Copy the data that follows exactly. Include no pictures.
+ + + + +
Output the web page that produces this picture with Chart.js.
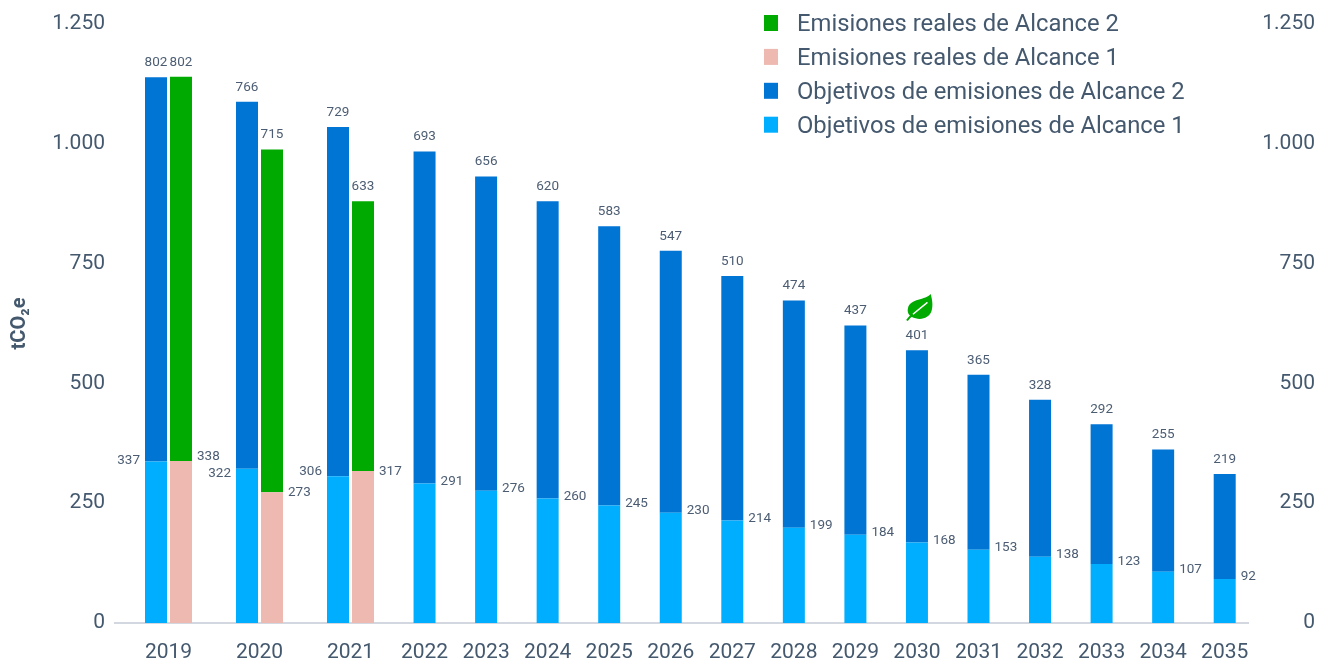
<!DOCTYPE html>
<html lang="es">
<head>
<meta charset="utf-8">
<title>Emisiones</title>
<style>
  html, body { margin: 0; padding: 0; background: #fff; }
  canvas { display: block; }
</style>
</head>
<body>
<canvas id="chart-js" width="1325" height="660"></canvas>
<script src="https://cdn.jsdelivr.net/npm/chart.js@4"></script>
<script>
const years = [2019, 2020, 2021, 2022, 2023, 2024, 2025, 2026, 2027, 2028, 2029, 2030, 2031, 2032, 2033, 2034, 2035];
const targetScope1 = [337, 322, 306, 291, 276, 260, 245, 230, 214, 199, 184, 168, 153, 138, 123, 107, 92];
const targetScope2 = [802, 766, 729, 693, 656, 620, 583, 547, 510, 474, 437, 401, 365, 328, 292, 255, 219];
const realScope1 = [338, 273, 317];
// the 2021 bar in the picture is shorter than its printed 633
const realScope2 = [802, 715, 563];
const realScope2Labels = [802, 715, 633];
const yTickLabels = ["0", "250", "500", "750", "1.000", "1.250"];

const textColor = "#44586e";
const labelColor = "#4c5d73";
const colors = { target1: "#00aeff", target2: "#0075d4", real1: "#edb9b0", real2: "#00aa00" };
const legendItems = [
  { text: "Emisiones reales de Alcance 2", color: colors.real2 },
  { text: "Emisiones reales de Alcance 1", color: colors.real1 },
  { text: "Objetivos de emisiones de Alcance 2", color: colors.target2 },
  { text: "Objetivos de emisiones de Alcance 1", color: colors.target1 },
];

// years with real emissions get two bars, so the x axis is not evenly spaced
const pairGap = 25, afterPair = 66, singleStep = 61.55;
const targetX = [], realX = [], tickX = [];
let cursor = 0;
years.forEach((year, i) => {
  targetX.push(cursor);
  if (i < realScope1.length) {
    realX.push(cursor + pairGap);
    tickX.push(cursor + pairGap / 2);
    cursor += pairGap + (i + 1 < realScope1.length ? afterPair : singleStep);
  } else {
    tickX.push(cursor);
    cursor += singleStep;
  }
});

const points = (xs, values) => values.map((v, i) => ({ x: xs[i], y: v }));

// small shifts for the labels beside the bars that would otherwise touch
const sideNudge = { target: { 0: 1, 1: 7, 2: -3 }, real: { 0: -2.5, 1: 2.5, 2: 2.5 } };

const valueLabels = {
  id: "valueLabels",
  afterDatasetsDraw(chart) {
    const ctx = chart.ctx;
    ctx.save();
    ctx.font = "13.5px Roboto";
    ctx.fillStyle = labelColor;
    ctx.textBaseline = "middle";
    chart.data.datasets.forEach((ds, d) => {
      chart.getDatasetMeta(d).data.forEach((bar, i) => {
        const value = ds.labelText ? ds.labelText[i] : ds.data[i].y;
        if (ds.labelAt === "top") {
          ctx.textAlign = "center";
          ctx.fillText(value, bar.x, bar.y - 14.5);
        } else if (ds.stack === "target" && i < realScope1.length) {
          ctx.textAlign = "right";
          ctx.fillText(value, bar.x - 16, bar.y - 2 + (sideNudge.target[i] || 0));
        } else {
          ctx.textAlign = "left";
          ctx.fillText(value, bar.x + 16, bar.y - 2 + (ds.stack === "real" ? sideNudge.real[i] : 0));
        }
      });
    });
    ctx.restore();
  },
};

const sideLegend = {
  id: "sideLegend",
  afterDraw(chart) {
    const ctx = chart.ctx;
    ctx.save();
    ctx.font = "23.8px Roboto";
    ctx.textAlign = "left";
    ctx.textBaseline = "middle";
    legendItems.forEach((item, i) => {
      const y = 23 + i * 33.9;
      ctx.fillStyle = item.color;
      ctx.fillRect(764, y - 8, 14, 16);
      ctx.fillStyle = textColor;
      ctx.fillText(item.text, 797, y + 2);
    });
    ctx.restore();
  },
};

const leafIcon = {
  id: "leafIcon",
  afterDatasetsDraw(chart) {
    const bar = chart.getDatasetMeta(1).data[years.indexOf(2030)];
    const ctx = chart.ctx;
    ctx.save();
    ctx.translate(bar.x, bar.y);
    ctx.fillStyle = colors.real2;
    ctx.beginPath();
    ctx.moveTo(13.7, -56.3);
    ctx.bezierCurveTo(9, -50, -7, -52, -9, -42);
    ctx.bezierCurveTo(-10, -38, -8, -35, -5.5, -33.5);
    ctx.bezierCurveTo(3, -29, 12, -32, 14.5, -39);
    ctx.bezierCurveTo(16.5, -45, 15, -52, 13.7, -56.3);
    ctx.fill();
    ctx.strokeStyle = colors.real2;
    ctx.lineWidth = 2;
    ctx.beginPath();
    ctx.moveTo(-10, -29.8);
    ctx.quadraticCurveTo(-7.5, -33.5, -4, -36);
    ctx.stroke();
    ctx.strokeStyle = "#fff";
    ctx.lineWidth = 1.4;
    ctx.beginPath();
    ctx.moveTo(-4, -36);
    ctx.quadraticCurveTo(3, -42, 10.5, -48);
    ctx.stroke();
    ctx.restore();
  },
};

new Chart(document.getElementById("chart-js"), {
  type: "bar",
  data: {
    datasets: [
      { label: "Objetivos de emisiones de Alcance 1", stack: "target", data: points(targetX, targetScope1), backgroundColor: colors.target1 },
      { label: "Objetivos de emisiones de Alcance 2", stack: "target", labelAt: "top", data: points(targetX, targetScope2), backgroundColor: colors.target2 },
      { label: "Emisiones reales de Alcance 1", stack: "real", data: points(realX, realScope1), backgroundColor: colors.real1 },
      { label: "Emisiones reales de Alcance 2", stack: "real", labelAt: "top", labelText: realScope2Labels, data: points(realX, realScope2), backgroundColor: colors.real2 },
    ],
  },
  plugins: [valueLabels, sideLegend, leafIcon],
  options: {
    responsive: false,
    animation: false,
    grouped: false,
    barPercentage: 1,
    categoryPercentage: 1,
    maxBarThickness: 22,
    inflateAmount: 0,
    layout: { padding: { top: 24, right: 10 } },
    plugins: { legend: { display: false }, tooltip: { enabled: false } },
    scales: {
      x: {
        type: "linear",
        offset: false,
        min: -41,
        max: 1092,
        grid: { display: false },
        border: { color: "#d3d8e0", width: 2 },
        afterBuildTicks(scale) {
          scale.ticks = tickX.map((v) => ({ value: v }));
        },
        afterFit(scale) {
          scale.height = 37;
        },
        ticks: {
          autoSkip: false,
          maxRotation: 0,
          padding: 9,
          color: textColor,
          font: { family: "Roboto", size: 21 },
          callback: (value, index) => years[index],
        },
      },
      y: {
        stacked: true,
        min: 0,
        max: 1250,
        grid: { display: false },
        border: { display: false },
        afterFit(scale) {
          scale.width = 115;
          scale.paddingTop = 0;
        },
        title: {
          display: true,
          text: "tCO₂e",
          color: textColor,
          font: { family: "Roboto", size: 20, weight: "bold" },
          padding: { top: 8, bottom: 0 },
        },
        ticks: {
          stepSize: 250,
          padding: 2,
          color: textColor,
          font: { family: "Roboto", size: 21 },
          callback: (value, index) => yTickLabels[index],
        },
      },
      y2: {
        position: "right",
        min: 0,
        max: 1250,
        grid: { display: false },
        border: { display: false },
        afterFit(scale) {
          scale.width = 67;
          scale.paddingTop = 0;
        },
        ticks: {
          stepSize: 250,
          crossAlign: "far",
          padding: 0,
          color: textColor,
          font: { family: "Roboto", size: 21 },
          callback: (value, index) => yTickLabels[index],
        },
      },
    },
  },
});
</script>
</body>
</html>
+ + + + +
• **TASK ANSWER**
Output the web page that produces this picture with Chart.js.
<!DOCTYPE html>
<html lang="es">
<head>
<meta charset="utf-8">
<title>Emisiones</title>
<style>
  html, body { margin: 0; padding: 0; background: #fff; }
  canvas { display: block; }
</style>
</head>
<body>
<canvas id="chart-js" width="1325" height="660"></canvas>
<script src="https://cdn.jsdelivr.net/npm/chart.js@4"></script>
<script>
const years = [2019, 2020, 2021, 2022, 2023, 2024, 2025, 2026, 2027, 2028, 2029, 2030, 2031, 2032, 2033, 2034, 2035];
const targetScope1 = [337, 322, 306, 291, 276, 260, 245, 230, 214, 199, 184, 168, 153, 138, 123, 107, 92];
const targetScope2 = [802, 766, 729, 693, 656, 620, 583, 547, 510, 474, 437, 401, 365, 328, 292, 255, 219];
const realScope1 = [338, 273, 317];
// the 2021 bar in the picture is shorter than its printed 633
const realScope2 = [802, 715, 563];
const realScope2Labels = [802, 715, 633];
const yTickLabels = ["0", "250", "500", "750", "1.000", "1.250"];

const textColor = "#44586e";
const labelColor = "#4c5d73";
const colors = { target1: "#00aeff", target2: "#0075d4", real1: "#edb9b0", real2: "#00aa00" };
const legendItems = [
  { text: "Emisiones reales de Alcance 2", color: colors.real2 },
  { text: "Emisiones reales de Alcance 1", color: colors.real1 },
  { text: "Objetivos de emisiones de Alcance 2", color: colors.target2 },
  { text: "Objetivos de emisiones de Alcance 1", color: colors.target1 },
];

// years with real emissions get two bars, so the x axis is not evenly spaced
const pairGap = 25, afterPair = 66, singleStep = 61.55;
const targetX = [], realX = [], tickX = [];
let cursor = 0;
years.forEach((year, i) => {
  targetX.push(cursor);
  if (i < realScope1.length) {
    realX.push(cursor + pairGap);
    tickX.push(cursor + pairGap / 2);
    cursor += pairGap + (i + 1 < realScope1.length ? afterPair : singleStep);
  } else {
    tickX.push(cursor);
    cursor += singleStep;
  }
});

const points = (xs, values) => values.map((v, i) => ({ x: xs[i], y: v }));

// small shifts for the labels beside the bars that would otherwise touch
const sideNudge = { target: { 0: 1, 1: 7, 2: -3 }, real: { 0: -2.5, 1: 2.5, 2: 2.5 } };

const valueLabels = {
  id: "valueLabels",
  afterDatasetsDraw(chart) {
    const ctx = chart.ctx;
    ctx.save();
    ctx.font = "13.5px Roboto";
    ctx.fillStyle = labelColor;
    ctx.textBaseline = "middle";
    chart.data.datasets.forEach((ds, d) => {
      chart.getDatasetMeta(d).data.forEach((bar, i) => {
        const value = ds.labelText ? ds.labelText[i] : ds.data[i].y;
        if (ds.labelAt === "top") {
          ctx.textAlign = "center";
          ctx.fillText(value, bar.x, bar.y - 14.5);
        } else if (ds.stack === "target" && i < realScope1.length) {
          ctx.textAlign = "right";
          ctx.fillText(value, bar.x - 16, bar.y - 2 + (sideNudge.target[i] || 0));
        } else {
          ctx.textAlign = "left";
          ctx.fillText(value, bar.x + 16, bar.y - 2 + (ds.stack === "real" ? sideNudge.real[i] : 0));
        }
      });
    });
    ctx.restore();
  },
};

const sideLegend = {
  id: "sideLegend",
  afterDraw(chart) {
    const ctx = chart.ctx;
    ctx.save();
    ctx.font = "23.8px Roboto";
    ctx.textAlign = "left";
    ctx.textBaseline = "middle";
    legendItems.forEach((item, i) => {
      const y = 23 + i * 33.9;
      ctx.fillStyle = item.color;
      ctx.fillRect(764, y - 8, 14, 16);
      ctx.fillStyle = textColor;
      ctx.fillText(item.text, 797, y + 2);
    });
    ctx.restore();
  },
};

const leafIcon = {
  id: "leafIcon",
  afterDatasetsDraw(chart) {
    const bar = chart.getDatasetMeta(1).data[years.indexOf(2030)];
    const ctx = chart.ctx;
    ctx.save();
    ctx.translate(bar.x, bar.y);
    ctx.fillStyle = colors.real2;
    ctx.beginPath();
    ctx.moveTo(13.7, -56.3);
    ctx.bezierCurveTo(9, -50, -7, -52, -9, -42);
    ctx.bezierCurveTo(-10, -38, -8, -35, -5.5, -33.5);
    ctx.bezierCurveTo(3, -29, 12, -32, 14.5, -39);
    ctx.bezierCurveTo(16.5, -45, 15, -52, 13.7, -56.3);
    ctx.fill();
    ctx.strokeStyle = colors.real2;
    ctx.lineWidth = 2;
    ctx.beginPath();
    ctx.moveTo(-10, -29.8);
    ctx.quadraticCurveTo(-7.5, -33.5, -4, -36);
    ctx.stroke();
    ctx.strokeStyle = "#fff";
    ctx.lineWidth = 1.4;
    ctx.beginPath();
    ctx.moveTo(-4, -36);
    ctx.quadraticCurveTo(3, -42, 10.5, -48);
    ctx.stroke();
    ctx.restore();
  },
};

new Chart(document.getElementById("chart-js"), {
  type: "bar",
  data: {
    datasets: [
      { label: "Objetivos de emisiones de Alcance 1", stack: "target", data: points(targetX, targetScope1), backgroundColor: colors.target1 },
      { label: "Objetivos de emisiones de Alcance 2", stack: "target", labelAt: "top", data: points(targetX, targetScope2), backgroundColor: colors.target2 },
      { label: "Emisiones reales de Alcance 1", stack: "real", data: points(realX, realScope1), backgroundColor: colors.real1 },
      { label: "Emisiones reales de Alcance 2", stack: "real", labelAt: "top", labelText: realScope2Labels, data: points(realX, realScope2), backgroundColor: colors.real2 },
    ],
  },
  plugins: [valueLabels, sideLegend, leafIcon],
  options: {
    responsive: false,
    animation: false,
    grouped: false,
    barPercentage: 1,
    categoryPercentage: 1,
    maxBarThickness: 22,
    inflateAmount: 0,
    layout: { padding: { top: 24, right: 10 } },
    plugins: { legend: { display: false }, tooltip: { enabled: false } },
    scales: {
      x: {
        type: "linear",
        offset: false,
        min: -41,
        max: 1092,
        grid: { display: false },
        border: { color: "#d3d8e0", width: 2 },
        afterBuildTicks(scale) {
          scale.ticks = tickX.map((v) => ({ value: v }));
        },
        afterFit(scale) {
          scale.height = 37;
        },
        ticks: {
          autoSkip: false,
          maxRotation: 0,
          padding: 9,
          color: textColor,
          font: { family: "Roboto", size: 21 },
          callback: (value, index) => years[index],
        },
      },
      y: {
        stacked: true,
        min: 0,
        max: 1250,
        grid: { display: false },
        border: { display: false },
        afterFit(scale) {
          scale.width = 115;
          scale.paddingTop = 0;
        },
        title: {
          display: true,
          text: "tCO₂e",
          color: textColor,
          font: { family: "Roboto", size: 20, weight: "bold" },
          padding: { top: 8, bottom: 0 },
        },
        ticks: {
          stepSize: 250,
          padding: 2,
          color: textColor,
          font: { family: "Roboto", size: 21 },
          callback: (value, index) => yTickLabels[index],
        },
      },
      y2: {
        position: "right",
        min: 0,
        max: 1250,
        grid: { display: false },
        border: { display: false },
        afterFit(scale) {
          scale.width = 67;
          scale.paddingTop = 0;
        },
        ticks: {
          stepSize: 250,
          crossAlign: "far",
          padding: 0,
          color: textColor,
          font: { family: "Roboto", size: 21 },
          callback: (value, index) => yTickLabels[index],
        },
      },
    },
  },
});
</script>
</body>
</html>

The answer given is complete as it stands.